Critics say Yushchenko pushed pro-Western and Ukrainian nationalist ideas too forcefully for a country where opinion surveys show about two-thirds of the population oppose joining NATO and about 1 in 3 people is a native speaker of Russian.

"Yushchenko did not behave like the president of the whole people, but as if he were the leader of one part of the population acting to suppress the other part," says Mikhail Pogrebinsky, director of the independent Center for Political and Conflict Studies in Kiev. "By the end of his term he looked more like a nationalist and a Russophobe than a democrat, and that was not going to help him in a such a diverse country, where polls show only about 10 percent of the population support extreme nationalist ideas."

A hoped-for influx of foreign investment following the Orange Revolution never materialized, and when the global financial crisis hit last year it sent Ukraine's economy plummeting by 15 percent and slashed the value of its currency, the hryvna, by half.

Did Russia outmaneuver Yushchenko?

Moscow, stung by Kiev's westward turn under Yushchenko, soon dropped its earlier system of energy subsidies and demanded that Ukraine start paying global market prices for Russian gas and oil.
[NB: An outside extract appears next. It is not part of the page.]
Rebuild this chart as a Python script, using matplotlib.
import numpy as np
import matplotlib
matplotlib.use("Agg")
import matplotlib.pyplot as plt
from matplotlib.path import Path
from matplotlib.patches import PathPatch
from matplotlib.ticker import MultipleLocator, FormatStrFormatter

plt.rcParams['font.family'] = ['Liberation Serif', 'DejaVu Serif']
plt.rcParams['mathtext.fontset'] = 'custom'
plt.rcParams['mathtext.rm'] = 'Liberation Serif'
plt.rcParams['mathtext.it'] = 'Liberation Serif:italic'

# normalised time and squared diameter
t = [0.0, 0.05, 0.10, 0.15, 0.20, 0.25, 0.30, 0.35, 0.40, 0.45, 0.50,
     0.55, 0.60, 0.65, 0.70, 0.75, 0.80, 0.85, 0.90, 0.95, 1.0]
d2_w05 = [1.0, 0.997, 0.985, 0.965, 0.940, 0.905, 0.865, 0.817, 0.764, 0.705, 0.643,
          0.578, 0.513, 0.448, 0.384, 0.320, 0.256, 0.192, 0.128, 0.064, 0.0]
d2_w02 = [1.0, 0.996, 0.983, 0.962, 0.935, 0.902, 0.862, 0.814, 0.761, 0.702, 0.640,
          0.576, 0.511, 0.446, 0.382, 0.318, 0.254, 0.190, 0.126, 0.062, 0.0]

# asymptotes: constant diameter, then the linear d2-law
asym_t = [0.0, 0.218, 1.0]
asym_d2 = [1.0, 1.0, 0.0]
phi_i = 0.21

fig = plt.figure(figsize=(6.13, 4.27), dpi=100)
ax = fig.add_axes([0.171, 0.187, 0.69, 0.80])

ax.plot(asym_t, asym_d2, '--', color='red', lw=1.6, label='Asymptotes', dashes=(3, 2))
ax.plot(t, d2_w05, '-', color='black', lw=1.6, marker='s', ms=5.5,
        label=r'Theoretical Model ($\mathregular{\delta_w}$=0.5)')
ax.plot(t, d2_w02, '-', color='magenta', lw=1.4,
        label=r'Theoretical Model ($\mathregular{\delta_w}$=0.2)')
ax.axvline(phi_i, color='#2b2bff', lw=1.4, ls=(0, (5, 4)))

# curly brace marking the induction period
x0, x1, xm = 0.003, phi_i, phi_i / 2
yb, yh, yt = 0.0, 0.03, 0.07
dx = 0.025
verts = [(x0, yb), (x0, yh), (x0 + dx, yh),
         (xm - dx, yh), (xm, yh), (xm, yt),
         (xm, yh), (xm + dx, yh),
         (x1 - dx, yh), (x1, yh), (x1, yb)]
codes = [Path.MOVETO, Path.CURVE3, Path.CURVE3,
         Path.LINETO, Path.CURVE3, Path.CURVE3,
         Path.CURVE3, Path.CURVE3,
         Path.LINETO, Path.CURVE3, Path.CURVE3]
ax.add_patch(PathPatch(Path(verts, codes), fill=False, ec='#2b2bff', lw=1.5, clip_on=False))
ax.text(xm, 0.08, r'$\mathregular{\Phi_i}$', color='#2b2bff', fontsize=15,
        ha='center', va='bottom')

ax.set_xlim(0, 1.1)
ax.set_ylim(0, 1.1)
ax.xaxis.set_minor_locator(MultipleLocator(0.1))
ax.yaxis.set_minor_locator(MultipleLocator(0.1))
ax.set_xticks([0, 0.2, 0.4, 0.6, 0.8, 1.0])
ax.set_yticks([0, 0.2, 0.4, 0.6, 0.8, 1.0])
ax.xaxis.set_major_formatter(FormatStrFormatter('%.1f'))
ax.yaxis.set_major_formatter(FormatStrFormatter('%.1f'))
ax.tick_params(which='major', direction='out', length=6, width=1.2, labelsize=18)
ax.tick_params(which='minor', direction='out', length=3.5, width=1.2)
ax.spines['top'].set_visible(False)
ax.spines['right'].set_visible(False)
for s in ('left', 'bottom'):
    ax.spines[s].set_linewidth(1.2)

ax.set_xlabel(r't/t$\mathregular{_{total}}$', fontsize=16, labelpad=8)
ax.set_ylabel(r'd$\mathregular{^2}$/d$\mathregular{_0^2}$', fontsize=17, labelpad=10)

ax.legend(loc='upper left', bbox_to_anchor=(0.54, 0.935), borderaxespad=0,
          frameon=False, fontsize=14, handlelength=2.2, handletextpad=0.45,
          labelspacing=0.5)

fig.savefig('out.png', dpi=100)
In a series of bitter "gas wars," including pipeline shutdowns that sometimes left downstream European customers of Russian energy shivering, Moscow compelled Kiev to accept the new terms

Some Ukrainian experts ruefully admit that in the gas wars, and other geopolitical battles, the Russians outmaneuvered Yushchenko, leaving Ukraine looking to Europeans like a capricious and unreliable partner rather than a victim of Kremlin strong-arming.

"When Russia talks to the West, they have the diplomatic, political, and other kinds of influence to move things their way," says Vira Nanivska, director of the City Institute, an independent political research center in Lviv. "Ukraine is like a baby compared to Russia in these matters. Our big achievement over these years is that Ukraine is still on the map."

Still, lasting positive changes

But Ms. Nanivska says Ukraine's open and competitive democracy, consolidated in the Orange Revolution, is a "solid historical fact" unlikely to be undone even if Ukraine takes a pro-Russian turn.

"You would not be seeing the possibility of the opposition returning to power if we did not have a fully functioning democracy," she says. "Today in Ukraine there is absolutely no fear of the ruling party, whoever they may be, and this is what the Orange Revolution gave us."

But there are concerns that Ukraine could be destabilized following Sunday's voting, especially if the results are close. One worrisome opinion survey released last week by the independent Ukrainian Sociological Service in Kiev found that 57 percent of Ukrainians think the election will be rigged. All sides have accused each other of preparing to falsify the vote tallies and threaten, if that happens, to summon their supporters into the streets to replay the Orange Revolution.

"There is a lot of suspicion out there, and some real possibilities for falsification," says Alexander Chernenko, chairman of the Committee of Ukrainian Voters, a grass-roots monitoring group.

"So we must hope for a clear result, and one that is open and transparent, or we might again face attempts to change the decision in the streets," he says.

Another dark episode that is, rightly or wrongly, associated with Mr. Yanukovych is the still unsolved dioxin poisoning of his main competitor Yushchenko early in the 2004 campaign, which has left the Ukrainian leader's face blotched and disfigured to this day.